Looked at in the timescale of my own mortal lifespan, progress is desperately slow because evolutionary change takes millions or billions of years rather than centuries. In the immediate present and historic past everything seems frighteningly chaotic, and change to be imperceptible. But human history is only a tick of the cosmic clock.

With such hope I can, like Francis, begin to say, “Welcome Sister Death!” Of course, Francs really had had enough of his body. It was unbearably weak and painful. I am not in that state. I look forward to some more active and creative years. But death does not frighten me. It is not a taboo subject.

Some religious zealots thunder out scary fantasies, but they do not, I think, come from God. God hasn’t created hell; we have. And we live now in a purgatory of our own making. Anyway, there are better reasons for living responsibly and lovingly than fear of hell. A moral life, a loving life, is much happier than an immoral and selfish one – that is God’s message, and experience confirms it. Heaven is about living in love.

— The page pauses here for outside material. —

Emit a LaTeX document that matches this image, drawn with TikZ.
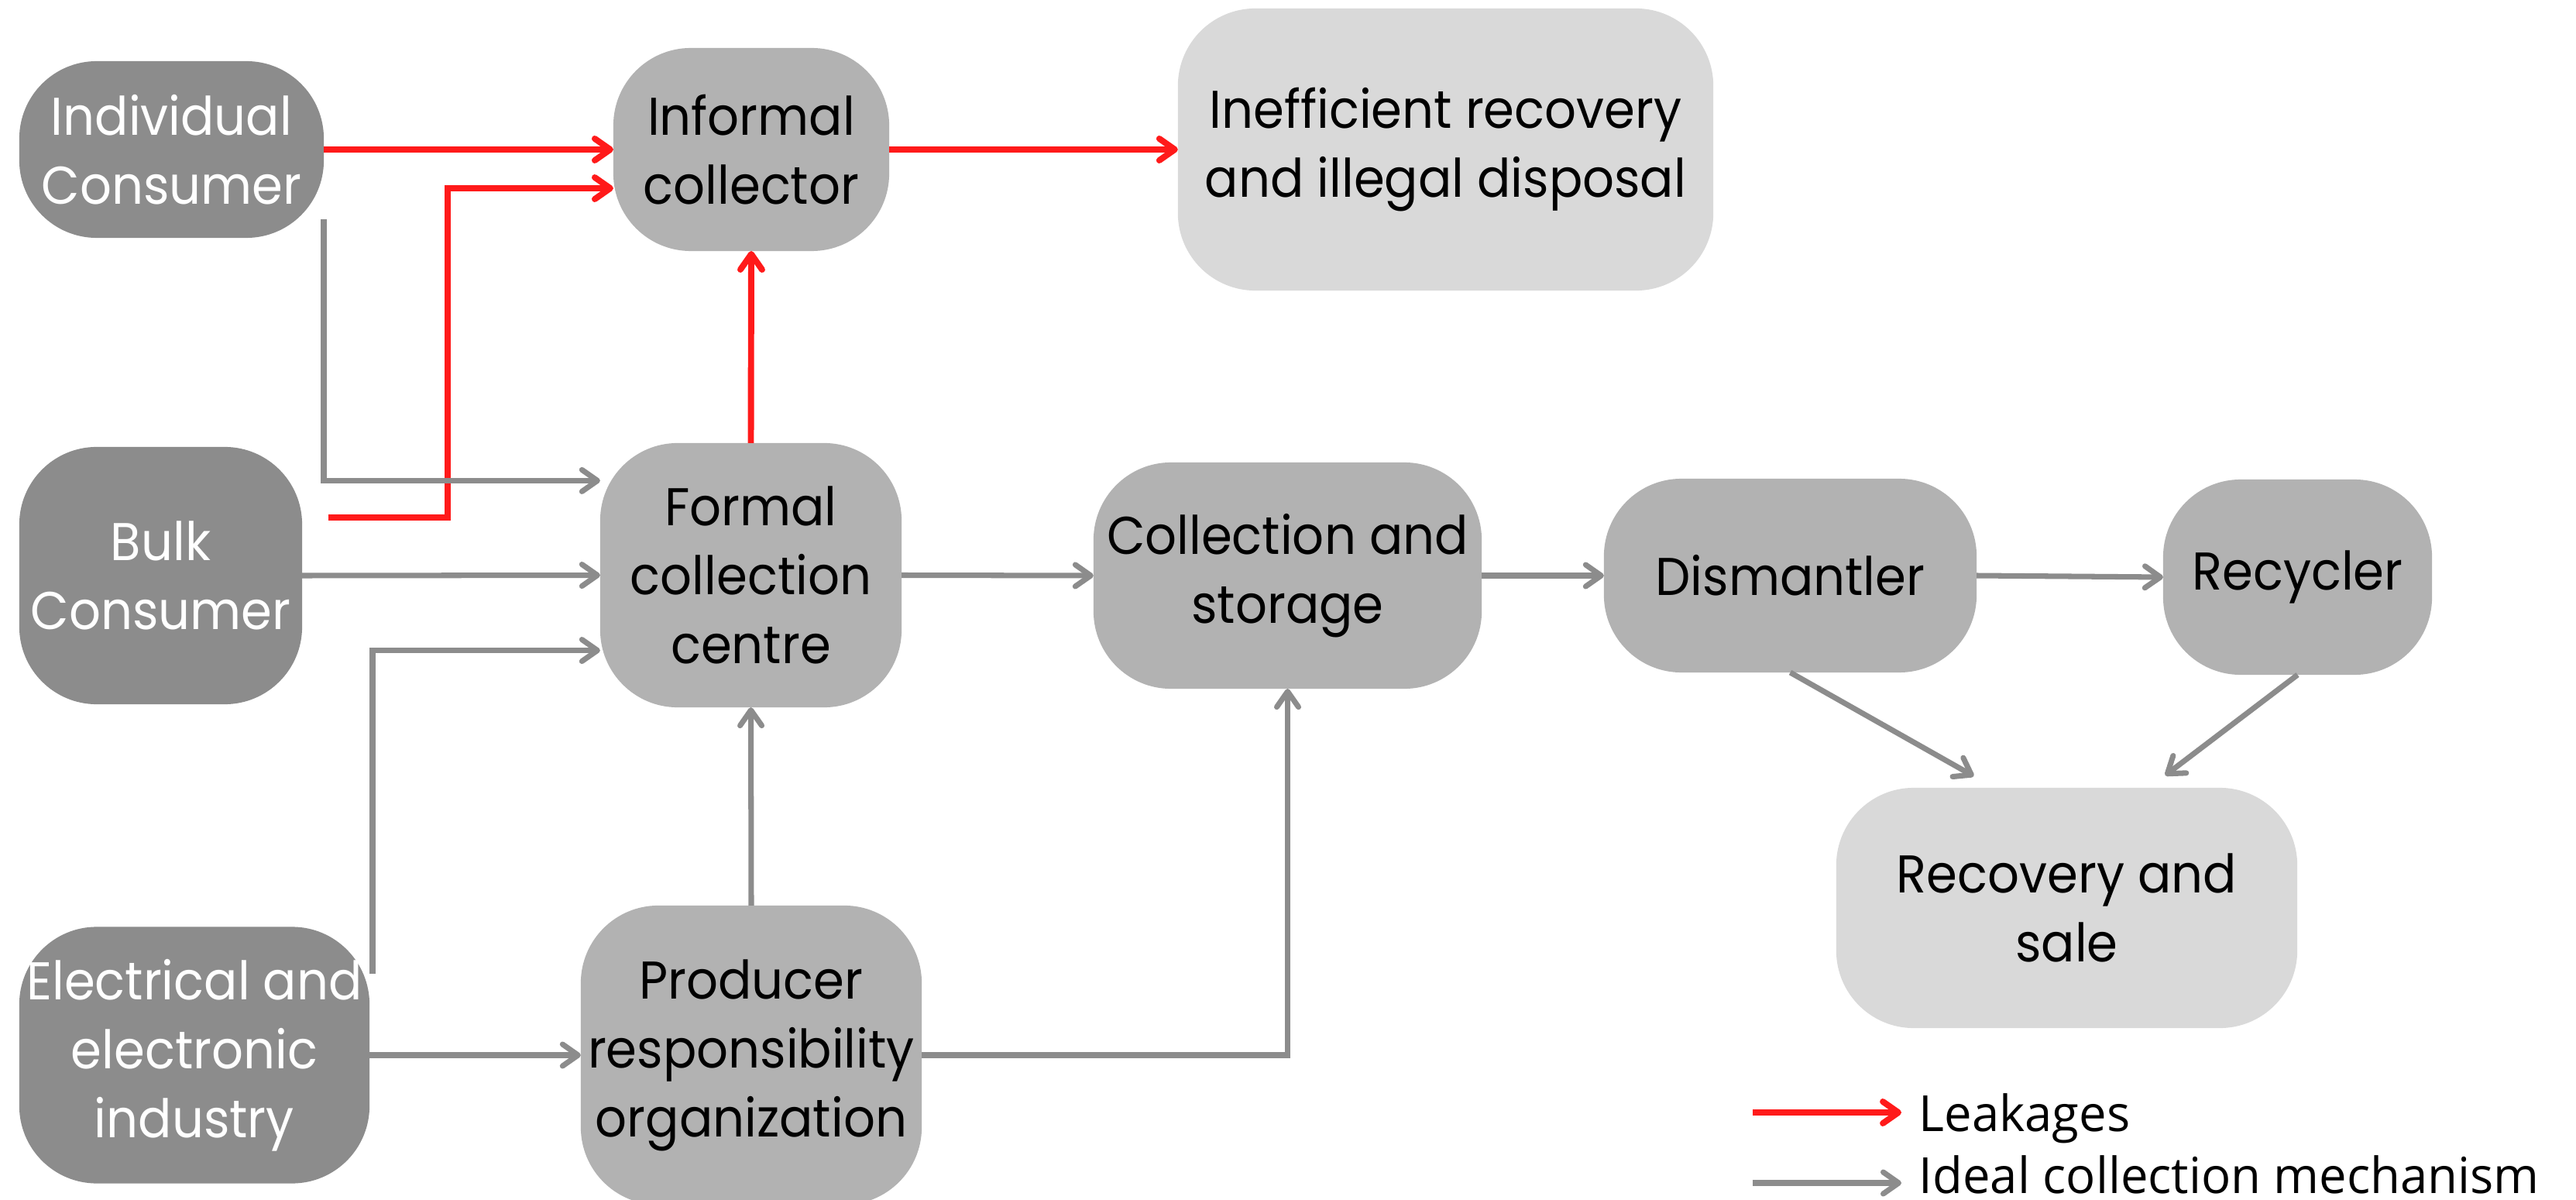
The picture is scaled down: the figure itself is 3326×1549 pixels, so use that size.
\documentclass[tikz,border=0pt]{standalone}
\usepackage{fontspec}
\setmainfont[FakeStretch=0.935]{Poppins}
\newfontfamily\legendfont[FakeStretch=0.985]{Open Sans}
\usepackage{tikz}
\usetikzlibrary{arrows.meta,positioning}
\definecolor{darkbox}{HTML}{8C8C8C}
\definecolor{midbox}{HTML}{B2B2B2}
\definecolor{lightbox}{HTML}{D9D9D9}
\definecolor{leakred}{HTML}{FF1A1A}
\definecolor{flowgray}{HTML}{8C8C8C}
\tikzset{
    every node/.style={font=\fontsize{19.5}{25.3}\selectfont},
    box/.style={rounded corners=1cm, inner sep=0, outer sep=0, align=center},
    source/.style={box, fill=darkbox, text=white},
    stage/.style={box, fill=midbox},
    sink/.style={box, fill=lightbox},
    leak/.style={line width=2.25pt, leakred, -{Straight Barb[length=2mm,width=2.8mm,round]}},
    flow/.style={line width=2pt, flowgray, -{Straight Barb[length=2mm,width=2.8mm,round]}},
    legend/.style={anchor=base west, inner xsep=.22cm, inner ysep=0, font=\legendfont\fontsize{18.3}{22}\selectfont},
}
\begin{document}
\begin{tikzpicture}[x=0.01cm, y=-0.01cm]
    \useasboundingbox (0,0) rectangle (3326,1549);

    % sources
    \node[source, minimum width=3.93cm, minimum height=2.28cm] (indiv) at (221.5,193) {Individual\\Consumer};
    \node[source, minimum width=3.65cm, minimum height=3.32cm] (bulk) at (207.5,743) {Bulk\\Consumer};
    \node[source, minimum width=4.52cm, minimum height=3.31cm] (elec) at (251,1362) {Electrical and\\electronic\\industry};

    % collectors
    \node[stage, minimum width=3.56cm, minimum height=2.62cm] (informal) at (970,193) {Informal\\collector};
    \node[stage, minimum width=3.89cm, minimum height=3.41cm] (formal) at (969.5,742.5) {Formal\\collection\\centre};
    \node[stage, minimum width=4.40cm, minimum height=3.86cm] (pro) at (970,1362) {Producer\\responsibility\\organization};
    \node[stage, minimum width=5.01cm, minimum height=2.92cm] (storage) at (1662.5,743) {Collection and\\storage};
    \node[stage, minimum width=4.81cm, minimum height=2.50cm] (dism) at (2311.5,743) {Dismantler};
    \node[stage, minimum width=3.47cm, minimum height=2.52cm] (recyc) at (2966.5,745) {Recycler};

    % end points
    \node[sink, minimum width=6.91cm, minimum height=3.64cm] (ineff) at (1866.5,193) {Inefficient recovery\\and illegal disposal};
    \node[sink, minimum width=5.95cm, minimum height=3.10cm] (recov) at (2668.5,1172) {Recovery and\\sale};

    \coordinate (indivout) at (418,283);
    \coordinate (bulkout) at (424,668);
    \coordinate (elecout) at (481,1257);

    % leakages
    \draw[leak] (indiv.east) -- (informal.west);
    \draw[leak] (bulkout) -- ++(154,0) |- ([yshift=-.5cm]informal.west);
    \draw[leak] (formal.north) -- (informal.south);
    \draw[leak] (informal.east) -- (ineff.west);

    % ideal route
    \draw[flow] (indivout) |- ([yshift=1.22cm]formal.west);
    \draw[flow] (bulk.east) -- (formal.west);
    \draw[flow] (elecout) |- ([yshift=-.97cm]formal.west);
    \draw[flow] (elec.east) -- (pro.west);
    \draw[flow] (pro.north) -- (formal.south);
    \draw[flow] (pro.east) -| (storage.south);
    \draw[flow] (formal.east) -- (storage.west);
    \draw[flow] (storage.east) -- (dism.west);
    \draw[flow] (dism.east) -- (recyc.west);
    \draw[flow] (dism.south) -- ([xshift=-1.2cm,yshift=.15cm]recov.north);
    \draw[flow] (recyc.south) -- ([xshift=1.27cm,yshift=.16cm]recov.north);

    % legend
    \coordinate (leakfrom) at (2263,1436);
    \coordinate (flowfrom) at (2263,1527);
    \node[legend] (leaklbl) at (2455,1460) {Leakages};
    \node[legend] (flowlbl) at (2455,1540) {Ideal collection mechanism};
    \draw[leak] (leakfrom) -- (leakfrom -| leaklbl.west);
    \draw[flow] (flowfrom) -- (flowfrom -| flowlbl.west);
\end{tikzpicture}
\end{document}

So I reflect on the death of Jesus - a horrifying event but, in view of what we humans are like, fairly inevitable. (We tend to hate prophetically good people.) As I reflect I can relate Jesus’ mortality to my own and to my certain death. The death and resurrection of Jesus is an invitation to share his perfect mortality by letting the Holy Spirit teach me godly and holy living. I am also invited to share his immortality, and I say yes, even though I don’t really know what it means.

Comments

Comment from outwiththejive
Time: April 22, 2007, 3:56 pm

What a compelling essay on Christ’s death and its implications for us! I’m very glad that I discovered this site (today was my first visit).
I find it interesting that I was referred to your site from the noimpactman.com blog regarding taking care of the earth. At first they may appear unrelated, but with more thought…

At any rate, thank you for putting your thoughts down on e-paper. I’ll be sure to keep checking back for more. Cheers!